An employee surnamed Wang at the agency said that the patents they sell can be divided into three types: patents for inventions, for utility models and for designs. Utility model patents are often used as one can acquire such patents within six months due to their looser verification process.

"If you only need to apply for a patent [for something you have invented], the price will be 1,970 yuan, but if you need services including purchasing an original invention, that will be 4,070 yuan," said Wang, adding that some agencies charge 10,000 yuan for the full set of services.

"We once had a client who managed to deduct several years from his sentence after getting patents," said Wang.

Wang said that intellectual property agencies must first know the requirements of the prison's patent application process as policies vary in different prisons. These agencies ask the prisons what kind of patents are required for an abatement, what kind of records are necessary to make an application, what kinds of inventions are acceptable and whether or not prisoners are allowed to entrust agencies with applying for their patents.

He also suggested that "one could send some 'gifts' to the staff working in the prison for their help delivering documents to the prisoner."

The employee admitted that previously, utilizing patents to reduce sentences was very popular and useful, but now it is not so easy.

"I had a customer who obtained a patent but failed to get an abatement," said Wang.

Regulation loophole

Although China has a law regarding abatements for criminals who make a great contribution to society while in prison, there is no uniform regulation or detailed information specifying the types of patents that are relevant, the number of years that can be commuted and the application procedure.

For example, the High People's Court of Jiangsu Province released a regulation in 2005 stipulating that a prisoner who has a patent for an invention, two or more patents for utility models or three or more patents for designs could be seen as making a great contribution to society and apply for an abatement of their sentence.

"Inventions can be the basis for courts' decisions regarding commutation. However, the procedure is becoming stricter. The commutation should first require a trial, and the results of this should be made public," Zhou Rongqiang, a judge in Nanjing, Jiangsu Province, told the Global Times.

An employee at a Beijing prison said that prisoners can submit an application to the prison if they have an idea. After the prison has approved their idea, it will help them contact intellectual rights agencies to apply for patents, according to China National Radio.

Ye Jianmin, an official at a prison administration department in Ningbo, Zhejiang, said that there have been no such cases in his prison and that the prison has strict procedures governing applications for patents.

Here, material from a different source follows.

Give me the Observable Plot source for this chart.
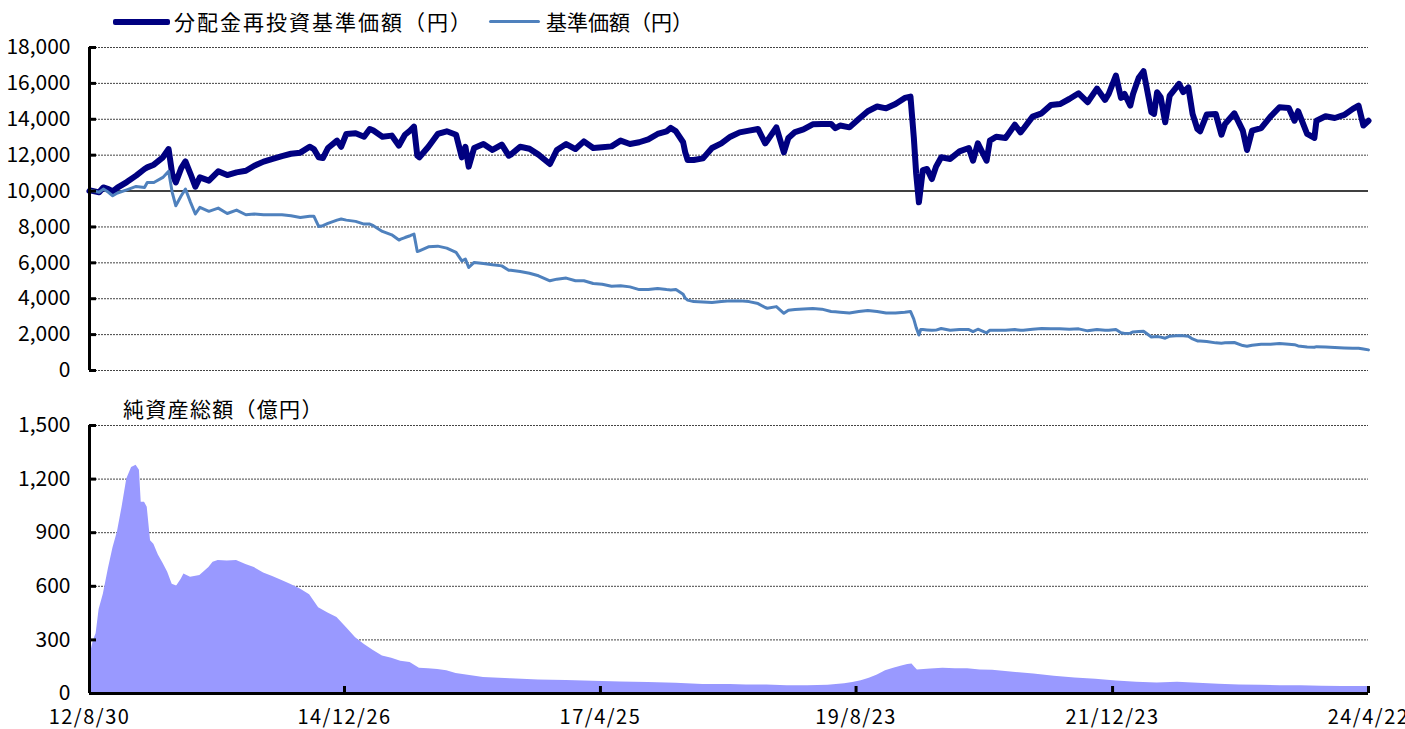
<!DOCTYPE html>
<html><head><meta charset="utf-8">
<script src="https://cdn.jsdelivr.net/npm/d3@7"></script>
<script src="https://cdn.jsdelivr.net/npm/@observablehq/plot@0.6"></script>
<style>
body{margin:0;background:#fff;}
#wrap{position:relative;width:1405px;height:729px;overflow:hidden;font-family:"Noto Sans CJK JP",sans-serif;background:#fff;}
#top,#bottom{position:absolute;left:0;}
#top{top:0;} #bottom{top:390px;}
.lg{position:absolute;font-size:21px;line-height:24px;color:#000;white-space:nowrap;}
.sw{position:absolute;border-radius:2px;}
#bottom g[aria-label="x-axis tick label"] text{letter-spacing:1.5px;}
</style></head><body>
<div id="wrap"><div id="top"></div><div id="bottom"></div></div>
<script>
// ---- data ----
const seriesNames = ["分配金再投資基準価額（円）", "基準価額（円）"];
const aumTitle = "純資産総額（億円）";
const topTicks = [0, 2000, 4000, 6000, 8000, 10000, 12000, 14000, 16000, 18000];
const bottomTicks = [0, 300, 600, 900, 1200, 1500];
const xTickDates = ["2012-08-30", "2014-12-26", "2017-04-25", "2019-08-23", "2021-12-23", "2024-04-22"];
const xTickLabels = ["12/8/30", "14/12/26", "17/4/25", "19/8/23", "21/12/23", "24/4/22"];

const navDates = [
"2012-08-30","2012-09-01","2012-10-01","2012-10-15","2012-11-01","2012-11-15","2012-12-01","2013-01-01","2013-02-01","2013-03-01",
"2013-03-10","2013-04-01","2013-05-01","2013-05-20","2013-06-01","2013-06-13","2013-07-01","2013-07-15","2013-08-01","2013-08-17",
"2013-09-01","2013-10-01","2013-11-01","2013-12-01","2014-01-01","2014-02-01","2014-03-01","2014-04-01","2014-05-01","2014-06-01",
"2014-07-01","2014-08-01","2014-09-01","2014-09-15","2014-10-01","2014-10-15","2014-11-01","2014-12-01","2014-12-15","2015-01-01",
"2015-02-01","2015-03-01","2015-03-20","2015-04-01","2015-05-01","2015-06-01","2015-06-25","2015-07-01","2015-07-15","2015-08-01",
"2015-08-14","2015-08-25","2015-09-01","2015-10-01","2015-11-01","2015-12-01","2016-01-01","2016-01-20","2016-02-01","2016-02-12",
"2016-03-01","2016-04-01","2016-05-01","2016-06-01","2016-06-24","2016-07-01","2016-08-01","2016-09-01","2016-10-01","2016-11-08",
"2016-12-01","2017-01-01","2017-02-01","2017-03-01","2017-04-01","2017-05-01","2017-06-01","2017-07-01","2017-08-01","2017-09-01",
"2017-10-01","2017-11-01","2017-12-01","2017-12-15","2018-01-01","2018-01-25","2018-02-01","2018-02-09","2018-03-01","2018-04-01",
"2018-05-01","2018-06-01","2018-07-01","2018-08-01","2018-09-01","2018-10-01","2018-10-25","2018-11-01","2018-12-01","2018-12-26",
"2019-01-10","2019-02-01","2019-03-01","2019-04-01","2019-05-01","2019-06-01","2019-06-15","2019-07-01","2019-08-01","2019-09-01",
"2019-10-01","2019-11-01","2019-12-01","2020-01-01","2020-02-01","2020-02-20","2020-03-02","2020-03-10","2020-03-19","2020-03-25",
"2020-04-01","2020-04-15","2020-05-01","2020-05-15","2020-06-01","2020-07-01","2020-08-01","2020-09-01","2020-09-15","2020-10-01",
"2020-10-30","2020-11-10","2020-12-01","2021-01-01","2021-02-01","2021-02-20","2021-03-01","2021-04-01","2021-05-01","2021-06-01",
"2021-07-01","2021-08-01","2021-09-01","2021-10-01","2021-11-01","2021-11-28","2021-12-10","2022-01-03","2022-01-20","2022-02-01",
"2022-02-20","2022-03-01","2022-03-20","2022-04-05","2022-05-01","2022-05-10","2022-05-20","2022-06-01","2022-06-16","2022-07-01",
"2022-08-01","2022-08-15","2022-09-01","2022-09-15","2022-10-01","2022-10-10","2022-11-01","2022-12-01","2022-12-20","2023-01-01",
"2023-02-01","2023-03-01","2023-03-15","2023-04-01","2023-05-01","2023-06-01","2023-07-01","2023-08-01","2023-08-20","2023-09-01",
"2023-10-01","2023-10-25","2023-11-01","2023-12-01","2024-01-01","2024-02-01","2024-03-01","2024-03-20","2024-04-05","2024-04-22"];

const navReinvested = [
10000,10040,9930,10200,10110,9980,10190,10500,10860,11230,
11320,11470,11880,12340,10950,10480,11280,11650,10950,10240,
10760,10580,11100,10890,11040,11130,11410,11640,11790,11950,
12080,12140,12470,12340,11880,11840,12400,12810,12470,13180,
13220,13030,13460,13370,13030,13090,12530,12720,13140,13370,
13590,11970,11880,12470,13180,13330,13140,11880,12470,11360,
12400,12620,12290,12590,11970,12030,12470,12360,12030,11510,
12290,12620,12340,12770,12400,12440,12490,12810,12620,12720,
12880,13180,13330,13520,13330,12720,12160,11730,11730,11820,
12400,12660,13030,13270,13370,13460,12660,12810,13550,12160,
12960,13290,13440,13720,13740,13740,13500,13650,13550,14020,
14450,14710,14610,14850,15190,15260,13000,10950,9370,10200,
11170,11230,10670,11360,11880,11790,12210,12400,11690,12660,
11690,12810,13030,12960,13700,13270,13460,14150,14330,14790,
14850,15130,15450,14950,15710,15080,15410,16440,15190,15410,
14760,15410,16310,16680,14390,14300,15510,15230,13830,15320,
15970,15510,15780,14300,13460,13330,14260,14300,13140,13740,
14330,13370,12290,13370,13510,14150,14670,14630,13920,14450,
13180,12960,13920,14170,14070,14240,14580,14760,13650,13920];

const navBase = [
10000,10040,9930,10110,9930,9740,9890,10070,10260,10200,
10480,10480,10760,11100,9930,9180,9740,10110,9370,8720,
9090,8870,9050,8750,8940,8680,8720,8680,8680,8680,
8620,8530,8600,8600,8030,8070,8200,8380,8440,8380,
8310,8160,8160,8070,7750,7560,7270,7320,7410,7510,
7600,6630,6670,6890,6930,6820,6580,6110,6210,5740,
6020,5960,5890,5830,5590,5590,5520,5420,5280,5000,
5090,5150,5000,5000,4850,4810,4700,4720,4660,4510,
4510,4570,4510,4490,4510,4250,4030,3920,3840,3820,
3790,3840,3880,3880,3840,3730,3510,3470,3560,3190,
3360,3400,3430,3450,3420,3290,3270,3250,3210,3290,
3340,3290,3210,3210,3250,3290,2860,2390,1980,2280,
2280,2260,2240,2250,2340,2240,2280,2280,2170,2300,
2100,2240,2240,2240,2280,2240,2240,2300,2340,2330,
2320,2300,2320,2210,2280,2240,2240,2280,2100,2060,
2080,2150,2170,2190,1870,1880,1890,1860,1800,1910,
1950,1930,1910,1760,1650,1640,1610,1540,1520,1540,
1560,1390,1350,1410,1460,1460,1500,1460,1440,1370,
1310,1300,1330,1310,1280,1260,1240,1240,1200,1150];

const aumDates = [
"2012-08-30","2012-09-12","2012-09-21","2012-10-01","2012-10-15","2012-11-01","2012-11-16","2012-12-01","2012-12-16","2013-01-01",
"2013-01-17","2013-02-01","2013-02-12","2013-02-18","2013-03-01","2013-03-10","2013-03-21","2013-04-01","2013-04-16","2013-05-01",
"2013-05-17","2013-06-01","2013-06-16","2013-07-01","2013-07-10","2013-08-01","2013-09-01","2013-10-01","2013-10-15","2013-11-01",
"2013-12-01","2014-01-01","2014-02-01","2014-03-01","2014-04-01","2014-05-01","2014-06-01","2014-07-01","2014-08-01","2014-09-01",
"2014-10-01","2014-11-01","2014-12-01","2015-01-01","2015-02-01","2015-03-01","2015-04-01","2015-05-01","2015-06-01","2015-07-01",
"2015-08-01","2015-09-01","2015-10-01","2015-11-01","2015-12-01","2016-01-01","2016-04-01","2016-07-01","2016-10-01","2017-01-01",
"2017-04-01","2017-07-01","2017-10-01","2018-01-01","2018-04-01","2018-07-01","2018-08-23","2018-10-30","2019-01-06","2019-03-15",
"2019-05-22","2019-07-16","2019-08-12","2019-09-09","2019-10-06","2019-11-02","2019-11-29","2019-12-26","2020-01-22","2020-02-11",
"2020-02-25","2020-03-06","2020-03-14","2020-04-27","2020-06-07","2020-07-18","2020-08-28","2020-10-09","2020-11-19","2021-01-27",
"2021-04-05","2021-06-12","2021-08-20","2021-10-28","2022-01-05","2022-03-13","2022-05-20","2022-07-27","2022-10-04","2022-12-11",
"2023-02-18","2023-04-27","2023-07-04","2023-09-11","2023-11-18","2024-01-25","2024-04-22"];

const aumValues = [
200,296,334,470,555,700,815,905,1040,1200,
1265,1278,1250,1070,1070,1042,855,835,775,730,
678,612,602,640,669,650,660,705,735,745,
742,745,722,705,675,655,633,610,585,553,
480,450,425,370,312,275,240,210,197,180,
173,142,139,135,127,112,90,82,76,73,
68,64,61,57,50,50,48,48,44,44,
46,54,61,72,85,104,128,141,154,163,
165,146,131,137,141,139,139,131,130,119,
109,96,87,80,70,63,59,63,57,52,
48,46,44,43,41,39,39];

const seriesColors = ["#000080", "#4F81BD"];
const aumColor = "#9999FF";

// ---- build ----
const parse = d3.utcParse("%Y-%m-%d");
const xDomain = [parse(xTickDates[0]), parse(xTickDates[xTickDates.length - 1])];
const xTicks = xTickDates.map(parse);
const labelMap = new Map(xTicks.map((d, i) => [+d, xTickLabels[i]]));
const navA = navDates.map((d, i) => ({date: parse(d), value: navReinvested[i]}));
const navB = navDates.map((d, i) => ({date: parse(d), value: navBase[i]}));
const aum = aumDates.map((d, i) => ({date: parse(d), value: aumValues[i]}));

const W = 1405, ML = 89, MR = 37;
const plotW = W - ML - MR;
const font = '"Noto Sans CJK JP", sans-serif';
const gridStyle = {stroke: "#444", strokeWidth: 1, strokeDasharray: "2,1"};

const topH = 385, topMT = 47, topMB = 15;
const topPlot = Plot.plot({
  width: W, height: topH,
  marginLeft: ML, marginRight: MR, marginTop: topMT, marginBottom: topMB,
  style: {fontFamily: font, fontSize: "20px", color: "#000", background: "transparent", overflow: "visible"},
  x: {type: "utc", domain: xDomain, axis: null},
  y: {domain: [0, 18000], label: null},
  marks: [
    Plot.ruleY(topTicks.filter(d => d !== 10000), gridStyle),
    Plot.ruleY([10000], {stroke: "#000", strokeWidth: 1.5}),
    Plot.line(navA, {x: "date", y: "value", stroke: seriesColors[0], strokeWidth: 6, strokeLinejoin: "round", strokeLinecap: "round"}),
    Plot.line(navB, {x: "date", y: "value", stroke: seriesColors[1], strokeWidth: 3, strokeLinejoin: "round", strokeLinecap: "round"}),
    Plot.axisY(topTicks, {label: null, tickSize: 0, tickPadding: 19, tickFormat: d3.format(","), fontSize: 21}),
    Plot.ruleY(topTicks, {stroke: "#000", strokeWidth: 3, insetRight: plotW - 7}),
    Plot.ruleX([xDomain[0]], {stroke: "#000", strokeWidth: 3})
  ]
});
document.getElementById("top").appendChild(topPlot);

const botH = 339, botMT = 35, botMB = 36;
const botPlotH = botH - botMT - botMB;
const botPlot = Plot.plot({
  width: W, height: botH,
  marginLeft: ML, marginRight: MR, marginTop: botMT, marginBottom: botMB,
  style: {fontFamily: font, fontSize: "20px", color: "#000", background: "transparent", overflow: "visible"},
  x: {type: "utc", domain: xDomain, label: null},
  y: {domain: [0, 1500], label: null},
  marks: [
    Plot.ruleY(bottomTicks.filter(d => d > 0), gridStyle),
    Plot.areaY(aum, {x: "date", y: "value", fill: aumColor}),
    Plot.axisY(bottomTicks, {label: null, tickSize: 0, tickPadding: 19, tickFormat: d3.format(","), fontSize: 21}),
    Plot.ruleY(bottomTicks, {stroke: "#000", strokeWidth: 3, insetRight: plotW - 7}),
    Plot.axisX(xTicks, {label: null, tickSize: 0, tickPadding: 16, tickFormat: d => labelMap.get(+d), fontSize: 20}),
    Plot.ruleX(xTicks.slice(1), {stroke: "#000", strokeWidth: 3, insetTop: botPlotH - 7}),
    Plot.ruleX([xDomain[0]], {stroke: "#000", strokeWidth: 3}),
    Plot.ruleY([0], {stroke: "#000", strokeWidth: 3})
  ]
});
document.getElementById("bottom").appendChild(botPlot);

// ---- legend & title ----
const wrap = document.getElementById("wrap");
function addDiv(cls, style, text) {
  const el = document.createElement("div");
  el.className = cls;
  Object.assign(el.style, style);
  if (text) el.textContent = text;
  wrap.appendChild(el);
}
addDiv("sw", {left: "113px", top: "19px", width: "57px", height: "6px", background: seriesColors[0]});
addDiv("lg", {left: "174px", top: "9px", letterSpacing: "2px"}, seriesNames[0]);
addDiv("sw", {left: "489px", top: "20px", width: "51px", height: "3px", background: seriesColors[1]});
addDiv("lg", {left: "546px", top: "9px"}, seriesNames[1]);
addDiv("lg", {left: "123px", top: "396px", letterSpacing: "1.3px"}, aumTitle);
</script>
</body></html>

The loose management of the patent application process has caused this loophole to be exploited by unscrupulous agencies, violating both these agencies' professional ethics and relevant laws, said Xu.

People who try to reduce their sentences by buying patents are breaking the law and should be punished severely, Xu stressed.

The judicial department should better clarify its definition of a "great contribution" when it is used as the basis for criminal sentence reduction, nationally standardize the span of time that can be taken off sentences and strengthen the supervision of intellectual agencies, he added.